Later down the road we can try to get more scientific about it.
Then there was the 'projections' thing. I thought I really did a great job, but still I totally didn't like it. I meant to rebut myself right away - so, but all that came out of me was finally that piece on hell. I mean, if I could point my finger onto one mistake in that writing its that part - but upon thinking about it I couldn't find a rebuttal to myself.
So, in hindsight the situation is pretty obvious. It was pretty previous before already - but the presence of the conflict made it difficult to "Level out on it". I either would "sit" there and try to rechannel the bad that comes in back out, or I would do my thing and then eventually get into the 'normal mode' which is basically the thing I wouldn't want. And maybe now I can even start with/get back at some coding. Now the 'thing' should be gone where I feel like I'm trying to catch up to them. I mean, its like ... when I coded, sometimes at least (well, after I basically 'stopped' - ... hmm, well, ... yea!), it wasn't like I did it for me. I'd do a bunch of things that were on my mind but never got around implementing any of it into my main project. For instance. So I'd be concerned about how to organize the screen and surfaces or whatever 'element'. Eventually things that were 'too far' off of where my main project was at, so it was more like doodles. And then eventually my desire to continue just 'ended' - abruptly. Sometimes like this, sometimes like that. Once I decided to yet continue I felt an inner "oppressor" - which I wrote about here and there as ... the feeling like I'd be asking 'him' for help.
Seriously. It ... well. To get back into the "Sex thing" - I really can't tell at this point 'how much' this mess jumbled me about. Maybe it had some effect on whom I'd be into. Or whom I'd feel as close to me. The actual next best item for me to write about was the matter of feeling bad after masturbating. A certain feeling - where, sometimes I'd feel satisfied and other times I wouldn't. The last time I didn't it made sense in the way of me being 'too much' into something. So, I'd be going to bed with a really strong urge to dwell within my masochistic fantasies and to crave darkness upon me; Wishing things to be real to an extent I right after cumming would regret.

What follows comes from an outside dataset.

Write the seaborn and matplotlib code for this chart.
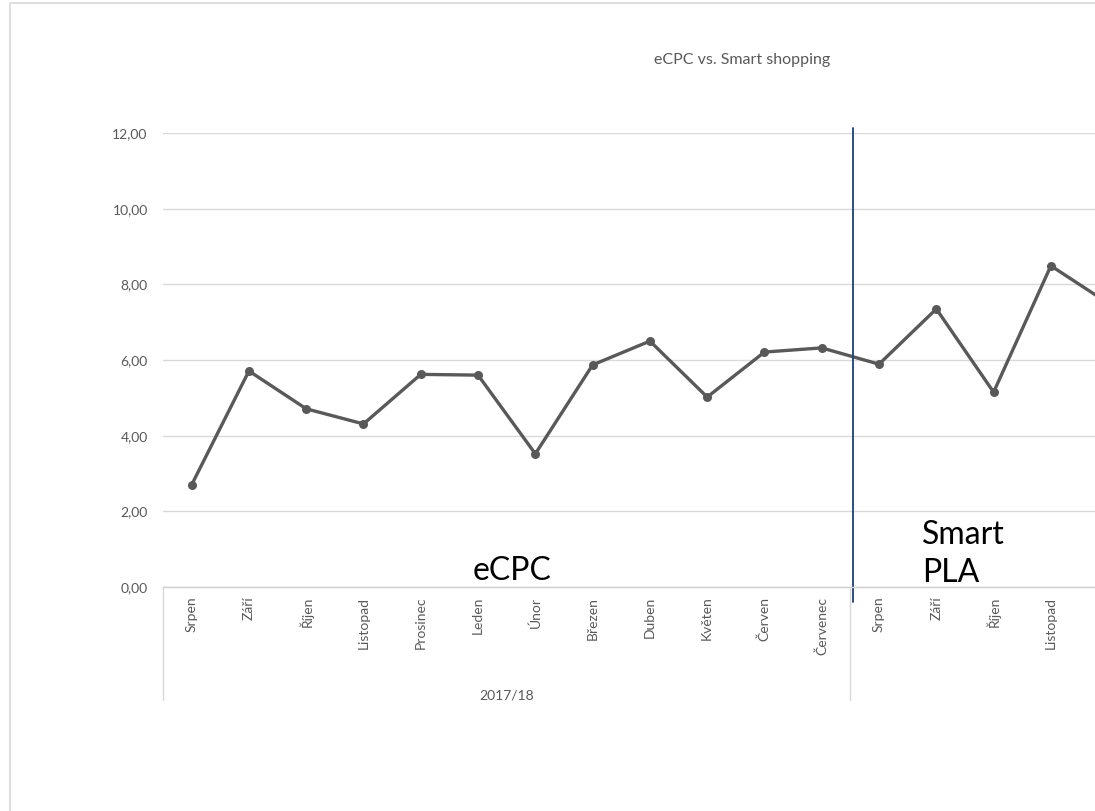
import numpy as np
import pandas as pd
import matplotlib
matplotlib.use("Agg")
import matplotlib.pyplot as plt
import matplotlib.transforms as mtransforms
from matplotlib.patches import Rectangle
import seaborn as sns

# data (Excel chart, cut on the right)
months = ['Srpen', 'Září', 'Říjen', 'Listopad', 'Prosinec', 'Leden', 'Únor',
          'Březen', 'Duben', 'Květen', 'Červen', 'Červenec',
          'Srpen', 'Září', 'Říjen', 'Listopad', 'Prosinec']
ecpc = [2.70, 5.71, 4.71, 4.31, 5.62, 5.60, 3.52, 5.87, 6.50, 5.02, 6.21, 6.32,
        5.89, 7.35, 5.15, 8.49, 7.50]
year_label = '2017/18'
n_first = 12

df = pd.DataFrame({'pos': np.arange(len(months)), 'month': months, 'value': ecpc})

sns.set_style('white')
plt.rcParams['font.family'] = ['Lato', 'DejaVu Sans']

W, H = 1095, 811
fig = plt.figure(figsize=(W / 100, H / 100), dpi=100)
ax = fig.add_axes([163 / W, (H - 587) / H, 1 - 163 / W, 454 / H])

grey_txt = '#595959'
sns.lineplot(data=df, x='pos', y='value', ax=ax, color='#595959', linewidth=2.4,
             marker='o', markersize=6.5, markeredgewidth=0, legend=False)

ax.set_yticks(np.arange(0, 13, 2))
ax.set_yticklabels([f'{v:.2f}'.replace('.', ',') for v in np.arange(0, 13, 2)])
ax.set_xticks(df['pos'])
ax.set_xticklabels(months, rotation=90, va='top')
# limits after the ticks, otherwise set_xticks widens the view again
ax.set_xlim(-0.5, 15.77)
ax.set_ylim(0, 12)
ax.tick_params(axis='both', length=0, colors=grey_txt, labelsize=10)
ax.tick_params(axis='y', pad=11)
ax.tick_params(axis='x', pad=7)
ax.set_xlabel('')
ax.set_ylabel('')
ax.grid(axis='y', color='#d9d9d9', linewidth=1)
ax.grid(axis='x', visible=False)
for s in ['top', 'right', 'left']:
    ax.spines[s].set_visible(False)
ax.spines['bottom'].set_color('#d0d0d0')
ax.spines['bottom'].set_linewidth(1)

# multi-level category separators and group label
trans = mtransforms.blended_transform_factory(ax.transData, fig.transFigure)
for xs in [-0.5, n_first - 0.5]:
    ax.plot([xs, xs], [(H - 587) / H, (H - 700) / H], color='#d9d9d9', lw=1,
            transform=trans, clip_on=False)
ax.text((n_first - 1) / 2, (H - 695) / H, year_label, transform=trans,
        ha='center', va='center', fontsize=10, color=grey_txt)

# divider between eCPC and Smart PLA
ax.plot([11.55, 11.55], [(H - 128) / H, (H - 602) / H], color='#1f3f73', lw=1.3,
        transform=trans, clip_on=False)
ax.text(5.6, 0.42, 'eCPC', ha='center', va='center', fontsize=23, color='black')
ax.text(12.75, 0.88, 'Smart\nPLA', ha='left', va='center', fontsize=23,
        color='black', linespacing=1.35)

fig.text(742 / W, (H - 60) / H, 'eCPC vs. Smart shopping', ha='center', va='center',
         fontsize=11.5, color=grey_txt)

# chart area border (cut on the right and bottom)
fig.patches.append(Rectangle((10 / W, -0.1), 1.2, (H - 3) / H + 0.1,
                             transform=fig.transFigure, fill=False,
                             edgecolor='#d9d9d9', linewidth=1.2))

fig.savefig('out.png', dpi=100)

That maybe happened because I for myself could 'deal' with the consequences as "masked" onto my twisted situation. So, whatever oppression or humiliation would come upon me would in some way get through to the other side. And so my sadistic/dominant pleasures might as well be corresponding to that, just, the other way. Stuff coming in from the other side. I think I need more information - but, emotionally not getting along with anyone properly ... . Uhm. I mean, ... when 'teased' as a guy and then getting in on it things just didn't ... work out. While then turning into my female self didn't really do anything either; Other than making me crave for things that worked out. Well. Its hard to tell at this point.
So, considering how things worked out for this writing I'd say that I got my heart back. Saying, ... things will be a bit more normal for me from now on.